Scraping IMDb and Wiki

Posted on Jun 22, 2018 in Notes • 12 min read

Web Scraping - IMDb, Wiki

This is written to collect data for my friend's translation project, in which she attempts to analyse the differences between the official movie title translations in China, Hong Kong and Taiwan.

Learnings:

  • find() and find_all() only works on bs4.BeautifulSoup or bs4.element.Tags
  • bs4.element.Resultset can simply be treated as a list of bs4.element.Tags

Challenges:

  1. Directing to the correct Wiki page of the movie.
  2. The tag containing title translations are elements in a table without distinguishing features.

Sol 1

Using try except, first try the _(film) labeled url. For cases where there are multiple entries of this movie title, this would direct us to the correct movie page. If there is only one entry (the film one), this url would be redirected to an error page which would produce errors in the following bs4 scraping code.

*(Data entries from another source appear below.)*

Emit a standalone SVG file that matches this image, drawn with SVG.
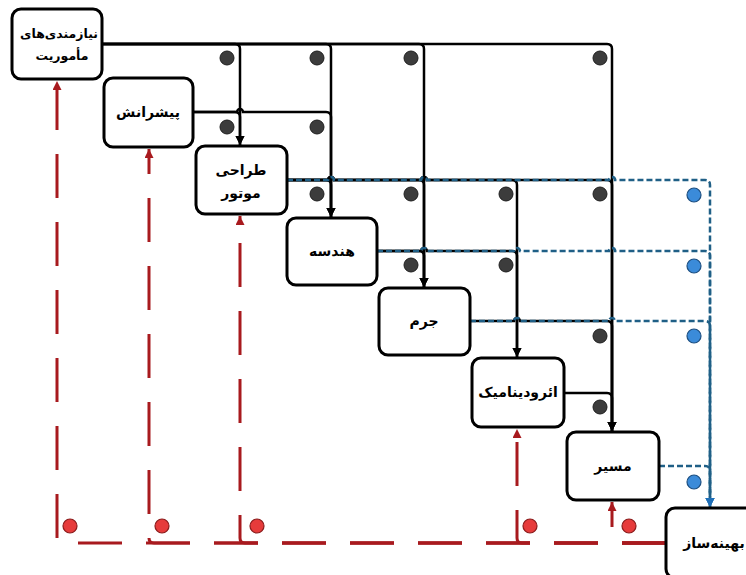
<svg xmlns="http://www.w3.org/2000/svg" width="746" height="575" viewBox="0 0 746 575">
<defs>
<style>
.box{fill:#fff;stroke:#000;stroke-width:3}
.lbl{font-family:"DejaVu Sans","Noto Sans",sans-serif;font-weight:bold;font-size:14px;fill:#000;text-anchor:middle}
.sm{font-size:12.5px}
.k{fill:none;stroke:#000;stroke-width:2.5}
.b{fill:none;stroke:#1f5f86;stroke-width:2.5;stroke-dasharray:6 3}
.r{fill:none;stroke:#a81a1e;stroke-width:3;stroke-dasharray:44 24}
.dk{fill:#3c3c3c;stroke:#1e1e1e;stroke-width:1}
.db{fill:#3b8bd9;stroke:#1d4f80;stroke-width:1.2}
.dr{fill:#e63b3b;stroke:#8a1c1c;stroke-width:1.2}
</style>
<marker id="ak" markerUnits="userSpaceOnUse" markerWidth="10" markerHeight="10" refX="9" refY="4.5" orient="auto"><path d="M0,0 L9,4.5 L0,9 z" fill="#000"/></marker>
<marker id="ab" markerUnits="userSpaceOnUse" markerWidth="10" markerHeight="10" refX="9" refY="4.5" orient="auto"><path d="M0,0 L9,4.5 L0,9 z" fill="#1f6fb8"/></marker>
<marker id="ar" markerUnits="userSpaceOnUse" markerWidth="10" markerHeight="10" refX="9" refY="4.5" orient="auto"><path d="M0,0 L9,4.5 L0,9 z" fill="#a81a1e"/></marker>
</defs>
<rect width="746" height="575" fill="#fff"/>

<g id="connectors">
<path class="k" d="M102,44 H235 Q240,44 240,49 V145" marker-end="url(#ak)"/>
<path class="k" d="M102,44 H326 Q331,44 331,49 V217" marker-end="url(#ak)"/>
<path class="k" d="M102,44 H419 Q424,44 424,49 V287" marker-end="url(#ak)"/>
<path class="k" d="M102,44 H607 Q612,44 612,49 V431" marker-end="url(#ak)"/>
<path class="k" d="M193,112 H235 Q240,112 240,117 V145" marker-end="url(#ak)"/>
<path class="k" d="M193,112 H237 A3,3 0 0 1 243,112 H326 Q331,112 331,117 V217" marker-end="url(#ak)"/>
<path class="k" d="M287,180 H326 Q331,180 331,185 V217" marker-end="url(#ak)"/>
<path class="k" d="M287,180 H328 A3,3 0 0 1 334,180 H419 Q424,180 424,185 V287" marker-end="url(#ak)"/>
<path class="k" d="M287,180 H328 A3,3 0 0 1 334,180 H421 A3,3 0 0 1 427,180 H512 Q517,180 517,185 V357" marker-end="url(#ak)"/>
<path class="k" d="M287,180 H328 A3,3 0 0 1 334,180 H421 A3,3 0 0 1 427,180 H607 Q612,180 612,185 V431" marker-end="url(#ak)"/>
<path class="k" d="M377,251 H419 Q424,251 424,256 V287" marker-end="url(#ak)"/>
<path class="k" d="M377,251 H421 A3,3 0 0 1 427,251 H512 Q517,251 517,256 V357" marker-end="url(#ak)"/>
<path class="k" d="M470,321 H514 A3,3 0 0 1 520,321 H607 Q612,321 612,326 V431" marker-end="url(#ak)"/>
<path class="k" d="M564,393 H607 Q612,393 612,398 V431" marker-end="url(#ak)"/>
<path class="b" d="M287,180 H328 A3,3 0 0 1 334,180 H421 A3,3 0 0 1 427,180 H609 A3,3 0 0 1 615,180 H705 Q710,180 710,185 V507" marker-end="url(#ab)"/>
<path class="b" d="M377,251 H421 A3,3 0 0 1 427,251 H514 A3,3 0 0 1 520,251 H609 A3,3 0 0 1 615,251 H705 Q710,251 710,256 V507" marker-end="url(#ab)"/>
<path class="b" d="M470,321 H514 A3,3 0 0 1 520,321 H609 A3,3 0 0 1 615,321 H705 Q710,321 710,326 V507" marker-end="url(#ab)"/>
<path class="b" d="M659,466 H705 Q710,466 710,471 V507" marker-end="url(#ab)"/>
<path class="r" d="M666,543 H62 Q57,543 57,538 V81" marker-end="url(#ar)"/>
<path class="r" d="M666,543 H154 Q149,543 149,538 V149" marker-end="url(#ar)"/>
<path class="r" d="M666,543 H245 Q240,543 240,538 V216" marker-end="url(#ar)"/>
<path class="r" d="M666,543 H522 Q517,543 517,538 V429" marker-end="url(#ar)"/>
<path class="r" d="M666,543 H617 Q612,543 612,538 V502" marker-end="url(#ar)"/>
</g>

<g id="dots">
<circle class="dk" cx="227" cy="58" r="7"/>
<circle class="dk" cx="317" cy="58" r="7"/>
<circle class="dk" cx="411" cy="58" r="7"/>
<circle class="dk" cx="600" cy="58" r="7"/>
<circle class="dk" cx="227" cy="127" r="7"/>
<circle class="dk" cx="317" cy="127" r="7"/>
<circle class="dk" cx="317" cy="194" r="7"/>
<circle class="dk" cx="411" cy="194" r="7"/>
<circle class="dk" cx="506" cy="194" r="7"/>
<circle class="dk" cx="600" cy="194" r="7"/>
<circle class="dk" cx="411" cy="265" r="7"/>
<circle class="dk" cx="506" cy="265" r="7"/>
<circle class="dk" cx="600" cy="336" r="7"/>
<circle class="dk" cx="600" cy="407" r="7"/>
<circle class="db" cx="694" cy="195" r="7"/>
<circle class="db" cx="694" cy="266" r="7"/>
<circle class="db" cx="694" cy="336" r="7"/>
<circle class="db" cx="694" cy="482" r="7"/>
<circle class="dr" cx="70" cy="526" r="7"/>
<circle class="dr" cx="162" cy="526" r="7"/>
<circle class="dr" cx="257" cy="526" r="7"/>
<circle class="dr" cx="530" cy="526" r="7"/>
<circle class="dr" cx="629" cy="526" r="7"/>
</g>

<g id="n1"><rect class="box" x="12" y="9" width="90" height="70" rx="9"/><text class="lbl sm" x="59" y="38">نیازمندی‌های</text><text class="lbl sm" x="62" y="60">مأموریت</text></g>
<g id="n2"><rect class="box" x="104" y="78" width="89" height="69" rx="9"/><text class="lbl" x="148" y="117">پیشرانش</text></g>
<g id="n3"><rect class="box" x="196" y="146" width="91" height="68" rx="9"/><text class="lbl" x="241" y="175">طراحی</text><text class="lbl" x="241" y="198">موتور</text></g>
<g id="n4"><rect class="box" x="287" y="218" width="90" height="67" rx="9"/><text class="lbl" x="332" y="256">هندسه</text></g>
<g id="n5"><rect class="box" x="379" y="288" width="91" height="67" rx="9"/><text class="lbl" x="424" y="326">جرم</text></g>
<g id="n6"><rect class="box" x="472" y="358" width="92" height="69" rx="9"/><text class="lbl" x="518" y="397">ائرودینامیک</text></g>
<g id="n7"><rect class="box" x="567" y="432" width="92" height="68" rx="9"/><text class="lbl" x="613" y="471">مسیر</text></g>
<g id="n8"><rect class="box" x="666" y="508" width="100" height="70" rx="9"/><text class="lbl" x="714" y="548">بهینه‌ساز</text></g>
</svg>
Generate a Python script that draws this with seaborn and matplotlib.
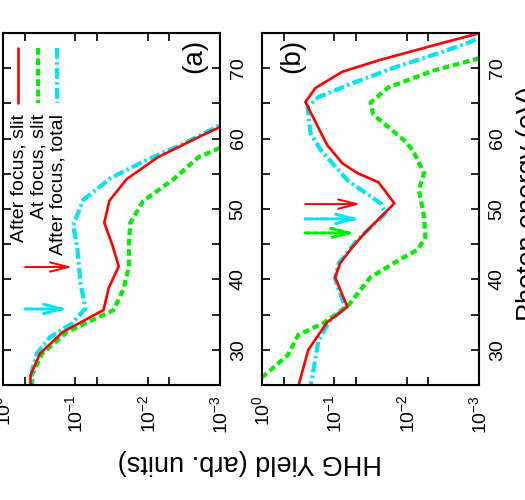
import numpy as np
import pandas as pd
import matplotlib
matplotlib.use("Agg")
import matplotlib.pyplot as plt
import seaborn as sns
from matplotlib.lines import Line2D
from matplotlib.ticker import FixedLocator, FixedFormatter, NullFormatter

# ---------------- data ----------------
series_names = ["After focus, slit", "At focus, slit", "After focus, total"]

# panel (a)
a_red_E = [23.25, 26.35, 29.45, 32.55, 35.65, 38.75, 41.85, 44.95, 48.05, 51.15, 54.25, 57.35, 60.45, 63.55]
a_red_logY = [-0.38, -0.38, -0.51, -0.83, -1.39, -1.46, -1.60, -1.51, -1.40, -1.47, -1.71, -2.14, -2.75, -3.4]
a_green_E = [23.25, 26.35, 29.45, 32.55, 35.65, 38.75, 41.85, 44.95, 48.05, 51.15, 54.25, 57.35, 60.45]
a_green_logY = [-0.40, -0.40, -0.54, -0.89, -1.53, -1.67, -1.74, -1.74, -1.76, -1.94, -2.36, -2.70, -3.4]
a_cyan_E = [23.5, 27.1, 29.5, 31.8, 33.8, 35.9, 39.5, 44.2, 47.7, 51.3, 54.4, 57.0, 59.1, 61.9, 64.0]
a_cyan_logY = [-0.42, -0.40, -0.47, -0.65, -0.96, -1.14, -1.07, -1.03, -0.97, -1.11, -1.49, -1.99, -2.46, -3.0, -3.4]

# panel (b)
b_red_E = [24.0, 30.0, 33.9, 36.1, 40.3, 42.3, 44.6, 46.7, 50.8, 53.8, 55.1, 56.5, 59.1, 65.2, 67.2, 69.5, 71.2, 73.6, 75.5]
b_red_logY = [-0.48, -0.64, -0.90, -1.18, -1.01, -1.08, -1.25, -1.43, -1.83, -1.61, -1.32, -1.11, -0.90, -0.60, -0.74, -1.11, -1.64, -2.50, -3.2]
b_green_E = [24.8, 26.1, 27.4, 29.3, 32.1, 33.8, 35.2, 36.4, 40.3, 42.8, 44.2, 46.0, 48.9, 52.7, 55.1, 58.4, 59.8, 63.4, 65.1, 67.3, 69.7, 71.4, 72.5]
b_green_logY = [0.08, 0.0, -0.15, -0.36, -0.50, -0.85, -1.04, -1.20, -1.50, -1.90, -2.15, -2.26, -2.24, -2.17, -2.24, -2.08, -1.96, -1.54, -1.50, -1.75, -2.38, -3.0, -3.4]
b_cyan_E = [24.0, 31.3, 33.9, 36.0, 40.1, 42.3, 45.6, 49.4, 50.8, 54.1, 58.4, 60.8, 64.5, 65.9, 67.9, 70.1, 72.1, 73.6, 74.3, 75.5]
b_cyan_logY = [-0.66, -0.78, -0.92, -1.15, -1.01, -1.06, -1.32, -1.71, -1.64, -1.18, -0.81, -0.67, -0.63, -0.78, -1.26, -1.83, -2.43, -2.85, -3.0, -3.3]

# arrows: energy, tail yield, tip yield
a_arrow_E = [41.76, 35.8]
a_arrow_tail = [0.494, 0.494]
a_arrow_tip = [0.110, 0.125]
a_arrow_series = ["After focus, slit", "After focus, total"]
b_arrow_E = [50.7, 48.6, 46.6]
b_arrow_tail = [0.253, 0.253, 0.253]
b_arrow_tip = [0.0435, 0.0435, 0.051]
b_arrow_series = ["After focus, slit", "After focus, total", "At focus, slit"]

energy_ticks = [30, 40, 50, 60, 70]
energy_minor = [35, 45, 55, 65]
yield_ticks = [1.0, 0.1, 0.01, 0.001]
yield_minor = [0.5, 0.05, 0.005]
yield_tick_labels = [r"$\mathregular{10^{0}}$", r"$\mathregular{10^{-1}}$",
                     r"$\mathregular{10^{-2}}$", r"$\mathregular{10^{-3}}$"]

# ---------------- styling ----------------
sns.set_theme(style="white")
plt.rcParams["font.family"] = ["Liberation Sans", "DejaVu Sans"]
plt.rcParams["mathtext.fontset"] = "custom"
plt.rcParams["mathtext.rm"] = "Liberation Sans"
plt.rcParams["mathtext.it"] = "Liberation Sans:italic"
plt.rcParams["mathtext.bf"] = "Liberation Sans:bold"

colors = {"After focus, slit": "#ff0000", "At focus, slit": "#00ee00", "After focus, total": "#00e5f0"}
lws = {"After focus, slit": 1.9, "At focus, slit": 3.0, "After focus, total": 3.0}
lstyles = {"After focus, slit": "-", "At focus, slit": (0, (1.6, 0.9)),
           "After focus, total": (0, (2.6, 0.8, 0.6, 0.8))}


def make_df(Es, logYs):
    rows = []
    for name, E, ly in zip(series_names, Es, logYs):
        rows.append(pd.DataFrame({"series": name, "energy": E, "yield": 10.0 ** np.array(ly)}))
    return pd.concat(rows, ignore_index=True)


df_a = make_df([a_red_E, a_green_E, a_cyan_E], [a_red_logY, a_green_logY, a_cyan_logY])
df_b = make_df([b_red_E, b_green_E, b_cyan_E], [b_red_logY, b_green_logY, b_cyan_logY])

fig = plt.figure(figsize=(5.25, 5.0), dpi=100)
W, H = 525.0, 500.0
ax_a = fig.add_axes([3 / W, 1 - 385 / H, 217 / W, 352 / H])
ax_b = fig.add_axes([262 / W, 1 - 385 / H, 217 / W, 352 / H])


def draw(ax, df):
    # draw in order: green, cyan, red (red on top)
    for name in ["At focus, slit", "After focus, total", "After focus, slit"]:
        sub = df[df["series"] == name]
        sns.lineplot(data=sub, x="yield", y="energy", ax=ax, sort=False, orient="y",
                     estimator=None, color=colors[name], linewidth=lws[name],
                     linestyle=lstyles[name], legend=False)
    ax.set_xscale("log")
    ax.set_xlim(1.0, 1e-3)
    ax.set_ylim(25, 75)
    ax.set_xlabel("")
    ax.set_ylabel("")
    ax.xaxis.set_major_locator(FixedLocator(yield_ticks))
    ax.xaxis.set_major_formatter(FixedFormatter(yield_tick_labels))
    ax.xaxis.set_minor_locator(FixedLocator(yield_minor))
    ax.xaxis.set_minor_formatter(NullFormatter())
    ax.yaxis.set_major_locator(FixedLocator(energy_ticks))
    ax.yaxis.set_minor_locator(FixedLocator(energy_minor))
    ax.tick_params(axis="both", which="both", direction="in", top=True, bottom=True,
                   left=True, right=True, color="black", width=1.2)
    ax.tick_params(axis="both", which="major", length=5.5)
    ax.tick_params(axis="both", which="minor", length=5.5)
    ax.tick_params(axis="x", which="major", labelsize=14, labelrotation=90, pad=7,
                   labelcolor="black")
    ax.tick_params(axis="y", which="major", labelsize=14, labelrotation=90, pad=7,
                   labelleft=False, labelright=True, labelcolor="black")
    for lbl in ax.get_yticklabels():
        lbl.set_va("center")
    for sp in ax.spines.values():
        sp.set_color("black")
        sp.set_linewidth(1.5)
    ax.set_facecolor("white")


def arrows(ax, Es, tails, tips, names):
    for E, t0, t1, name in zip(Es, tails, tips, names):
        ax.annotate("", xy=(t1, E), xytext=(t0, E),
                    arrowprops=dict(arrowstyle="->,head_length=1.1,head_width=0.28",
                                    color=colors[name], lw=lws[name] * 0.75,
                                    linestyle=lstyles[name], shrinkA=0, shrinkB=0,
                                    mutation_scale=12))


draw(ax_a, df_a)
draw(ax_b, df_b)
arrows(ax_a, a_arrow_E, a_arrow_tail, a_arrow_tip, a_arrow_series)
arrows(ax_b, b_arrow_E, b_arrow_tail, b_arrow_tip, b_arrow_series)

# manual rotated legend in panel (a)
leg_x = [0.069, 0.161, 0.249]
for xf, name in zip(leg_x, series_names):
    ax_a.add_line(Line2D([xf, xf], [0.957, 0.801], transform=ax_a.transAxes,
                         color=colors[name], linewidth=lws[name], linestyle=lstyles[name]))
    ax_a.text(xf + 0.006, 0.770, name, transform=ax_a.transAxes, rotation=90,
              ha="center", va="top", fontsize=14, color="black")

# panel labels
ax_a.text(0.88, 0.935, "(a)", transform=ax_a.transAxes, rotation=90,
          ha="center", va="center", fontsize=20, color="black")
ax_b.text(0.138, 0.935, "(b)", transform=ax_b.transAxes, rotation=90,
          ha="center", va="center", fontsize=20, color="black")

# axis labels
fig.text(250 / W, 1 - 462 / H, "HHG Yield (arb. units)", rotation=180,
         ha="center", va="center", fontsize=19.5, color="black")
fig.text(516 / W, 1 - 204 / H, "Photon energy (eV)", rotation=90,
         ha="left", va="center", fontsize=19.5, color="black")

fig.savefig("out.png", dpi=100, facecolor="white")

Handle this exceptiong with a normal url with the appended title.

Sol 2

After a few observations, the translation elements seemed to always be at the very last three slots of the table. A simple backward indexing did the trick.

Limitations:

  1. Failed to consider instances where there are multiple versions of a movie, in which case, the correct url would be appended with _(year_film).
  2. Following the first bug, since we are using simple indexing to retrieve text instead of bs4, irrelavant text (whatever the last three table elements are) would be appended to the results in lieu of the 'null' marker we applied for other exceptions. This has created multiple entries with erroneous translations and couldn't be removed along with the others that are correctly marked with 'null'.
In [ ]:
import requests
import re
import pandas as pd
from bs4 import BeautifulSoup
from openpyxl import load_workbook
In [ ]:
# Scrape IMDB for list of movie titles
def getTitles(url):
    page = requests.get(url)
    soup = BeautifulSoup(page.content, 'html.parser')
    header = soup.find_all('h3', class_='lister-item-header')

    titles = []
    for item in header:
        titles.append(item.find('a').get_text())
    return titles
In [ ]:
# Find ZH wiki page link to each movie title
def getLinks(titles):
    links = []
    for idx, title in enumerate(titles):
        title = title.replace(' ','_')
        print('Now processing title number' + str(idx))
        try:
            try:
                tmp = []
                path = 'https://en.wikipedia.org/wiki/' + title + '_(film)'
                page = requests.get(path)
                soup = BeautifulSoup(page.content, 'html.parser')
                li = soup.find('li', class_='interlanguage-link interwiki-zh')
                lin = li.find('a')
                link = lin['href']
                links.append(link)
            except:
                tmp = []
                path = 'https://en.wikipedia.org/wiki/' + title
                page = requests.get(path)
                soup = BeautifulSoup(page.content, 'html.parser')
                li = soup.find('li', class_='interlanguage-link interwiki-zh')
                lin = li.find('a')
                link = lin['href']
                links.append(link)
        except:
            links.append('404')
            print('Not Found.')
    return links
In [ ]:
# Get 3 translated titles of China, Hong Kong and Taiwan:
def getTranslation(links):
    titlesCH = []
    titlesHK = []
    titlesTW = []
    for link in links:
        try:
            page = requests.get(link)
            soup = BeautifulSoup(page.content, 'html.parser')
            table = soup.find('table', class_='infobox vevent')
            td = table.find_all('td')[-3:]
            titlesCH.append(td[0].get_text())
            titlesHK.append(td[1].get_text())
            titlesTW.append(td[2].get_text())
        except:
            titlesCH.append('null')
            titlesHK.append('null')
            titlesTW.append('null')
    return titlesCH, titlesHK, titlesTW
In [ ]:
imdbPath = 'https://www.imdb.com/search/title?year=2016&title_type=feature&sort=num_votes,desc&page=4&ref_=adv_nxt'
titles = getTitles(imdbPath)
In [ ]:
links = getLinks(titles)
In [ ]:
titlesCH, titlesHK, titlesTW = getTranslation(links)
In [ ]:
results = pd.DataFrame({
    'TitlesEN': titles,
    'TitlesCH': titlesCH,
    'TitlesHK': titlesHK,
    'TitlesTW': titlesTW,
    'wikiZH': links
})

# Write to an existing excel file and create new sheet
with pd.ExcelWriter('final.xlsx', engine='openpyxl') as writer:
    writer.book = load_workbook('final.xlsx')
    results.to_excel(writer, sheet_name='2016_p4')